I like the idea they were going for here, because they’re right that the beauty industry is incredibly harmful to girls and women and those images and messages are unimaginably damaging. However, Dove is unquestionably part of the beauty industry. They sell beauty products and this was an ad. Ostensibly it’s an ad for a self-esteem program on their website, but they wouldn’t have made it with the name “Dove” all over it the way it is if they weren’t also trying to get viewers to think about their products and see them favorably. If you go to the website, the main pictures in the middle are all about self-esteem, which is great, but the first link at the top is for their products and there’s a big ad along the side stating that if you enter the UPC from one of their products they will donate $1 to a self-esteem program.
I’m not terribly fond of “buy our stuff and we’ll donate to this charity” promotions. Dove has buckets of money. If they were truly serious about donating a meaningful amount of money to these programs, they wouldn’t tie it to people buying their products. They aren’t in need of customers, they have plenty of them (even I buy their stuff), so it’s not like they need to tie it to sales this way to make the donation possible. They don’t. And how many customers do you think realistically go and enter that code? Again, if they really meant it, they could donate for every sale, not every customer who manages to learn about the program, buy a product and bother to go enter a code on the website. I just have trouble seeing it as real charity when it’s got so many weird strings like this for no real good reason.
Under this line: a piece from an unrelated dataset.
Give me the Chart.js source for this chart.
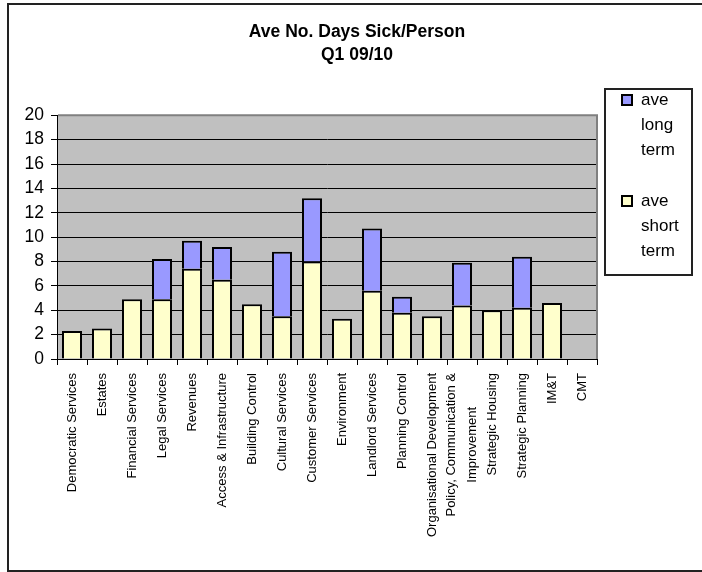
<!DOCTYPE html>
<html lang="en">
<head>
    <meta charset="UTF-8">
    <title>Ave No. Days Sick/Person</title>
    <script src="https://cdn.jsdelivr.net/npm/chart.js"></script>
    <style>
        html, body { margin: 0; padding: 0; background: #fff; }
        canvas { display: block; }
    </style>
</head>
<body>
    <canvas id="chartCanvas" width="702" height="572"></canvas>

    <script>
        // Service areas (multi-line names are arrays)
        const services = [
            "Democratic Services", "Estates", "Financial Services", "Legal Services",
            "Revenues", "Access & Infrastructure", "Building Control", "Cultural Services",
            "Customer Services", "Environment", "Landlord Services", "Planning Control",
            "Organisational Development", ["Policy, Communication &", "Improvement"],
            "Strategic Housing", "Strategic Planning", "IM&T", "CMT"
        ];

        // average days per person, Q1 09/10
        const shortTerm = [2.3, 2.5, 4.9, 4.9, 7.4, 6.5, 4.5, 3.5, 8.0, 3.3, 5.6, 3.8, 3.5, 4.4, 4.0, 4.2, 4.6, 0];
        const longTerm  = [0,   0,   0,   3.3, 2.3, 2.7, 0,   5.3, 5.2, 0,   5.1, 1.3, 0,   3.5, 0,   4.2, 0,   0];

        const yTicks = [0, 2, 4, 6, 8, 10, 12, 14, 16, 18, 20];

        const titleLines = ["Ave No. Days Sick/Person", "Q1 09/10"];
        const legendLines = {
            long: ["ave", "long", "term"],
            short: ["ave", "short", "term"]
        };

        const FONT = "'Liberation Sans', Arial, sans-serif";
        const SHORT_COLOR = '#FFFFCC';
        const LONG_COLOR = '#9999FF';

        // background, frame, legend and rotated category names
        const sheetPlugin = {
            id: 'sheet',
            beforeDraw(chart) {
                const { ctx, chartArea: a } = chart;
                ctx.save();
                ctx.fillStyle = '#fff';
                ctx.fillRect(0, 0, chart.width, chart.height);
                ctx.fillStyle = '#C0C0C0';
                ctx.fillRect(a.left, a.top, a.right - a.left, a.bottom - a.top);
                ctx.restore();
            },
            afterDraw(chart) {
                const { ctx, chartArea: a } = chart;
                ctx.save();

                // plot area edge, top and right
                ctx.strokeStyle = '#808080';
                ctx.lineWidth = 2;
                ctx.beginPath();
                ctx.moveTo(a.left + 1, a.top);
                ctx.lineTo(a.right, a.top);
                ctx.lineTo(a.right, a.bottom);
                ctx.stroke();

                // outer frame
                ctx.strokeStyle = '#222';
                ctx.lineWidth = 2;
                ctx.strokeRect(8, 4, 720, 567);

                // category names, read bottom to top
                const xs = chart.scales.x;
                ctx.fillStyle = '#000';
                ctx.font = '13px ' + FONT;
                ctx.textBaseline = 'middle';
                ctx.textAlign = 'center';
                const lh = 21;
                services.forEach((name, i) => {
                    const lines = Array.isArray(name) ? name : [name];
                    const w = Math.max(...lines.map(l => ctx.measureText(l).width));
                    ctx.save();
                    ctx.translate(xs.getPixelForTick(i), a.bottom + 14);
                    ctx.rotate(-Math.PI / 2);
                    lines.forEach((l, j) => {
                        ctx.fillText(l, -w / 2, (j - (lines.length - 1) / 2) * lh);
                    });
                    ctx.restore();
                });

                // legend
                const bx = 605, by = 89, bw = 87, bh = 186;
                ctx.strokeStyle = '#222';
                ctx.lineWidth = 2;
                ctx.strokeRect(bx, by, bw, bh);
                ctx.font = '17px ' + FONT;
                ctx.textAlign = 'left';
                const entries = [
                    { color: chart.data.datasets[1].backgroundColor, lines: legendLines.long, y: 100 },
                    { color: chart.data.datasets[0].backgroundColor, lines: legendLines.short, y: 201 }
                ];
                entries.forEach(e => {
                    ctx.fillStyle = e.color;
                    ctx.fillRect(622, e.y - 5, 10, 10);
                    ctx.strokeStyle = '#000';
                    ctx.lineWidth = 2;
                    ctx.strokeRect(622, e.y - 5, 10, 10);
                    ctx.fillStyle = '#000';
                    e.lines.forEach((l, j) => ctx.fillText(l, 641, e.y + j * 25));
                });

                ctx.restore();
            }
        };

        const ctx = document.getElementById('chartCanvas').getContext('2d');
        new Chart(ctx, {
            type: 'bar',
            data: {
                labels: services,
                datasets: [
                    {
                        label: 'ave short term',
                        data: shortTerm,
                        backgroundColor: SHORT_COLOR,
                        borderColor: '#000',
                        borderWidth: 2,
                        barPercentage: 0.667,
                        categoryPercentage: 1
                    },
                    {
                        label: 'ave long term',
                        data: longTerm,
                        backgroundColor: LONG_COLOR,
                        borderColor: '#000',
                        borderWidth: 2,
                        barPercentage: 0.667,
                        categoryPercentage: 1
                    }
                ]
            },
            options: {
                responsive: false,
                animation: false,
                devicePixelRatio: 1,
                layout: { padding: { left: 12, right: 0, top: 0, bottom: 0 } },
                scales: {
                    x: {
                        stacked: true,
                        grid: {
                            display: true,
                            offset: true,
                            drawOnChartArea: false,
                            drawTicks: true,
                            tickLength: 6,
                            color: '#000'
                        },
                        border: { display: true, color: '#000', width: 1 },
                        ticks: { display: false },
                        afterFit(s) { s.height = 213; }
                    },
                    y: {
                        stacked: true,
                        min: 0,
                        max: 20,
                        afterBuildTicks(s) { s.ticks = yTicks.map(v => ({ value: v })); },
                        grid: { color: '#000', lineWidth: 1, tickLength: 6 },
                        border: { display: true, color: '#000', width: 1 },
                        ticks: {
                            color: '#000',
                            padding: 7,
                            font: { family: FONT, size: 17.5 }
                        },
                        afterFit(s) { s.width = 45; }
                    },
                    // room on the right for the legend box
                    legendRoom: {
                        type: 'linear',
                        position: 'right',
                        display: true,
                        grid: { display: false },
                        border: { display: false },
                        ticks: { display: false },
                        afterFit(s) { s.width = 105; }
                    }
                },
                plugins: {
                    legend: { display: false },
                    tooltip: { enabled: false },
                    title: {
                        display: true,
                        text: titleLines,
                        color: '#000',
                        font: { family: FONT, size: 17.5, weight: 'bold', lineHeight: 1.35 },
                        padding: { top: 20, bottom: 48 }
                    }
                }
            },
            plugins: [sheetPlugin]
        });
    </script>
</body>
</html>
So, I kind of wandered off topic from the ad itself there, but I think it all ties back to the same idea. Dove is marketing an idea that they don’t really seem to be behind. They say they’re encouraging “real beauty”, but I don’t think I’ve ever seen a woman over maybe size 12 in their ads and I know I’ve never seen a woman with a visible disability or anything like that. So their definition of “real” beauty still seems pretty conventional. And I have trouble taking their dire warnings about the beauty industry seriously (even though they are absolutely right about it) when they are part of that very same industry and filled the ad with the very images they are supposedly against. The message is great and if this exact same video had been produced as a public service announcement or by an advocacy group I’d be all for it, but as it is, I’m deeply skeptical of it because it’s made by the very industry it’s saying is evil.